On Thursday General Motors announced that, for the fifth consecutive quarter, it had made a profit. And not just a measly one, either. The $3.2 billion was higher than experts had predicted and more than three times the profit of the same quarter in 2010, when the company was still struggling to emerge from its bankruptcy.
GM sales in North America were up 25 percent over that period. That reflects the recovery, obviously, but the increase in GM sales was still larger than the industry average. Even if GM can't keep up that pace, it's an sign of increasing health.
Still, the most interesting part of the news is not the profit itself. It's how GM made it. From the New York Times:
The company has benefited from a better lineup of fuel-efficient cars and crossover vehicles in an environment where the national average for gasoline is almost $4 a gallon.
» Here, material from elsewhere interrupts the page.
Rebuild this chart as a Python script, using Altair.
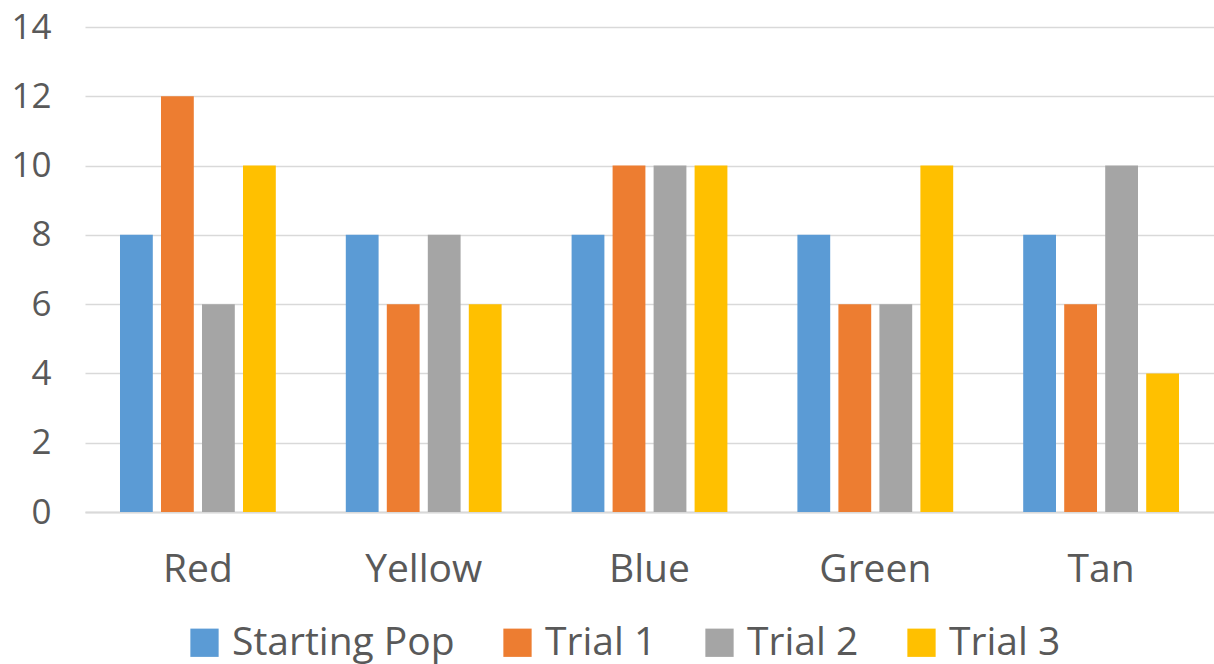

The new Chevrolet Cruze, for example, has been G.M.’s most successful entry in the compact car segment in years. G.M. has also transitioned away from large, seven-passenger S.U.V.’s to smaller crossovers like the Chevrolet Equinox. ...
The automaker has also reduced excess capacity in its assembly plants, and cut tens of thousands of jobs through buyouts and early retirements. Its break-even point in the United States has been lowered to about two million vehicles, a sales goal that it should achieve easily this year.
Excess capacity and an inability to produce competitive fuel-efficient cars were major factors in GM's crisis. This suggests the company is well on its way to addressing both issues.
None of which is to say it's all good news for GM. The company is still relying too heavily on incentives to lure sales, according to various media reports, and the highly touted Chevy Volt got a decidedly lackluster review from Consumer Reports.
It's also worth remembering that "reducing excess capacity" is a Wall Street euphemism for eliminating jobs. A lot of people suffered, and still are suffering, because they lost their livelihoods.
Still, if not for the Obama Administration's intervention, the entire American auto industry might very well have collapsed and taken the Midwest with it. Instead, the industry is on the rebound, at least for now.
That's not bad for government work. Not bad at all.